A US national park has doubled the scope of a hantavirus warning to 22,000 visitors who may have been exposed to the deadly mouse-borne disease.
The number of confirmed cases grew to eight yesterday and a third death was reported.
US officials issued a worldwide alert, saying that up to 10,000 people were thought to be at risk of contracting hantavirus pulmonary syndrome after staying at the Curry Village lodging area between June and August.
US health officials said as many as 2,500 of those people live outside the US.
Officials are concerned that more visitors to Yosemite National Park in California could develop the lung disease in the next month because the virus may incubate for up to six weeks after exposure.
The warning was expanded to 12,000 additional visitors to the park's more remote High Sierra Camps, after an eighth case of the illness was confirmed in a man who had stayed in tent cabins at three of those camps.
He also had stayed in a tent cabin at the Tuolumne Meadows Lodge and had camped in the wilderness, all locations in the park's high country, Yosemite spokesman Scott Gediman said.
His symptoms were so mild that he never went to a hospital, but after hearing about the outbreak he was tested, and laboratory results confirmed yesterday that he had been ill with the disease, Mr Gediman said.
The seven other confirmed victims are all believed to have contracted the virus while staying in one or more of the 91 insulated "Signature" tent cabins in Curry Village, located at a lower-elevation area of the park.
The 91 Curry Village tent cabins were shut down after deer mice were found infesting the double walls of the structures.
Officials in Yosemite, whose scenic vistas, hiking trails and wildlife draw 4m visitors a year, did not previously consider the High Sierra Camps to be at risk for hantavirus.
Those camps will remain open, based on recommendations from public health officials, Mr Gediman said.
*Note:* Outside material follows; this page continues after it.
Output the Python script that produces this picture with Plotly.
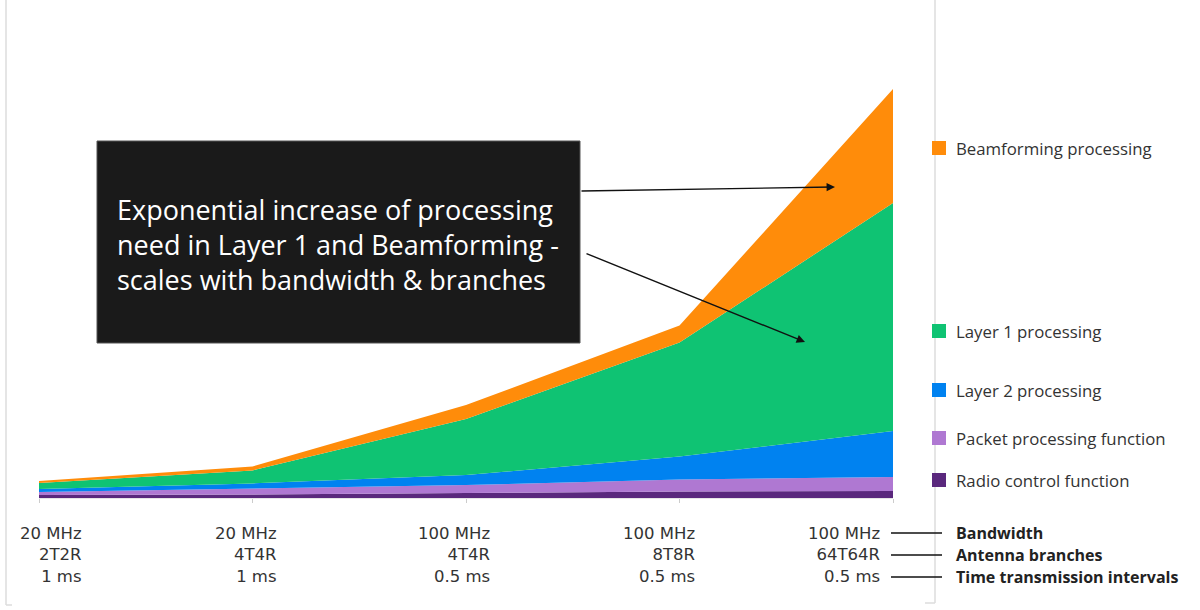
import plotly.graph_objects as go

# ---- data (arbitrary processing units) ----
categories = [0, 1, 2, 3, 4]
bandwidth = ["20 MHz", "20 MHz", "100 MHz", "100 MHz", "100 MHz"]
antennas = ["2T2R", "4T4R", "4T4R", "8T8R", "64T64R"]
tti = ["1 ms", "1 ms", "0.5 ms", "0.5 ms", "0.5 ms"]

radio_control = [0.75, 0.9, 1.25, 1.6, 1.75]
packet_processing = [0.75, 1.5, 2.0, 3.0, 3.5]
layer2 = [0.75, 1.25, 2.5, 5.75, 11.5]
layer1 = [1.5, 3.25, 14.0, 28.5, 57.0]
beamforming = [0.5, 1.0, 3.5, 4.25, 28.5]

series_names = ["Radio control function", "Packet processing function",
                "Layer 2 processing", "Layer 1 processing", "Beamforming processing"]
series_values = [radio_control, packet_processing, layer2, layer1, beamforming]
row_names = ["Bandwidth", "Antenna branches", "Time transmission intervals"]

# ---- styles / layout ----
colors = ["#5A287D", "#AF78D2", "#0082F0", "#0FC373", "#FF8C0A"]
W, H = 1200, 610
L, R, T, B = 39, 307, 20, 112
PW, PH = W - L - R, H - T - B
YMAX = 119.5


def px(xp):  # pixel x -> paper
    return (xp - L) / PW


def py(yp):  # pixel y -> paper
    return (H - B - yp) / PH


def dx(xp):  # pixel x -> data x
    return (xp - L) / PW * 4


def dy(yp):  # pixel y -> data y
    return (H - B - yp) / PH * YMAX


fig = go.Figure()
for name, vals, c in zip(series_names, series_values, colors):
    fig.add_trace(go.Scatter(
        x=categories, y=vals, name=name, mode="lines", stackgroup="one",
        line=dict(width=0, color=c), fillcolor=c, hoverinfo="skip",
        showlegend=False))

shapes = []
annotations = []

# container borders
border = dict(color="#DCDCDC", width=1.5)
shapes.append(dict(type="line", xref="paper", yref="paper", x0=px(6), x1=px(6),
                   y0=py(0), y1=py(605), line=border, layer="below"))
shapes.append(dict(type="line", xref="paper", yref="paper", x0=px(6), x1=px(12),
                   y0=py(605), y1=py(605), line=border, layer="below"))
shapes.append(dict(type="line", xref="paper", yref="paper", x0=px(935), x1=px(935),
                   y0=py(0), y1=py(603), line=border, layer="below"))
shapes.append(dict(type="line", xref="paper", yref="paper", x0=px(925), x1=px(935),
                   y0=py(603), y1=py(603), line=border, layer="below"))

# custom legend
legend_y = {"Beamforming processing": 148, "Layer 1 processing": 331,
            "Layer 2 processing": 390, "Packet processing function": 438,
            "Radio control function": 480}
for name, c in zip(series_names, colors):
    yc = legend_y[name]
    shapes.append(dict(type="rect", xref="paper", yref="paper",
                       x0=px(932), x1=px(946), y0=py(yc - 7), y1=py(yc + 7),
                       fillcolor=c, line=dict(width=0)))
    annotations.append(dict(xref="paper", yref="paper", x=px(954), y=py(yc),
                            xanchor="left", yanchor="middle", showarrow=False,
                            text=name, font=dict(family="Open Sans", size=16.8, color="#333333")))

# x tick labels (right aligned 3-line blocks)
label_shift = [45, 26, 26, 17, -11]
for i, cat in enumerate(categories):
    annotations.append(dict(
        xref="x", yref="paper", x=cat, y=py(555), xshift=label_shift[i],
        xanchor="right", yanchor="middle", align="right", showarrow=False,
        text=f"{bandwidth[i]}<br>{antennas[i]}<br>{tti[i]}",
        font=dict(family="DejaVu Sans", size=16.5, color="#333333")))

# row names with leader lines
for j, rn in enumerate(row_names):
    yy = 533 + 22 * j
    shapes.append(dict(type="line", xref="paper", yref="paper",
                       x0=px(891), x1=px(942), y0=py(yy), y1=py(yy),
                       line=dict(color="#111111", width=1.5)))
    annotations.append(dict(xref="paper", yref="paper", x=px(954), y=py(yy),
                            xanchor="left", yanchor="middle", showarrow=False,
                            text=f"<b>{rn}</b>",
                            font=dict(family="Open Sans", size=16, color="#222222")))

# callout box
shapes.append(dict(type="rect", xref="paper", yref="paper",
                   x0=px(97), x1=px(580), y0=py(343), y1=py(141),
                   fillcolor="#1A1A1A", line=dict(color="#555555", width=1)))
annotations.append(dict(
    xref="paper", yref="paper", x=px(115), y=py(244), xanchor="left", yanchor="middle",
    align="left", showarrow=False,
    text="Exponential increase of processing<br>need in Layer 1 and Beamforming -<br>scales with bandwidth &amp; branches",
    font=dict(family="Open Sans", size=27, color="#FFFFFF")))

# arrows
for (tx, ty), (hx, hy) in [((580, 191), (835, 187)), ((585, 253), (805, 342))]:
    annotations.append(dict(
        xref="x", yref="y", axref="x", ayref="y",
        x=dx(hx), y=dy(hy), ax=dx(tx), ay=dy(ty), text="",
        showarrow=True, arrowhead=2, arrowsize=1.2, arrowwidth=1.4, arrowcolor="#111111"))

fig.update_layout(
    width=W, height=H,
    margin=dict(l=L, r=R, t=T, b=B),
    paper_bgcolor="white", plot_bgcolor="white",
    shapes=shapes, annotations=annotations,
    xaxis=dict(range=[0, 4], showgrid=False, zeroline=False, showticklabels=False,
               tickvals=categories, ticks="outside", ticklen=4, tickcolor="#CCCCCC",
               showline=True, linecolor="#E6E6E6", linewidth=1),
    yaxis=dict(range=[0, YMAX], showgrid=False, zeroline=False, showticklabels=False,
               showline=False),
    showlegend=False,
)

fig.write_html("out.html", config={"displayModeBar": False},
               post_script="document.body.style.margin='0';document.body.style.overflow='hidden';")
He estimated that a few hundred notices also were being sent to individuals who still had reservations to stay at the High Sierra Camps before they close for the season on 17 September.
Health officials in France were also investigating two suspected hantavirus cases there of people who may have been exposed while at Yosemite, according to an assessment by the European Centre for Disease Prevention and Control.
Mr Gediman identified the third fatality as a West Virginia resident who contracted hantavirus while staying in Curry Village tent cabins in June.
That person died at the end of July, and laboratory tests confirmed yesterday that the death was due to hantavirus, he said.
The two others who died were a man from northern California and a man from Pennsylvania.
The World Health Organisation also issued a global alert this week over the cases of hantavirus linked to Yosemite, and advised travellers to avoid exposure to rodents.
The virus can lead to severe breathing difficulties and death.
Early flu-like symptoms include headache, fever, muscle aches, shortness of breath and coughing.
There is no cure for the lung disease, which kills over a third of those infected, but early detection through blood tests greatly increases survival rates.
Hantavirus is carried in rodent faeces, urine and saliva that can mix with dust and be inhaled by humans, especially in small, confined spaces with poor ventilation.
People can also become infected by eating contaminated food, touching tainted surfaces or being bitten by infected rodents.
The disease has never been known to be transmitted between humans.
Hantavirus previously was known to have infected just two Yosemite visitors, one in 2000 and another in 2010, both at higher elevations in the park.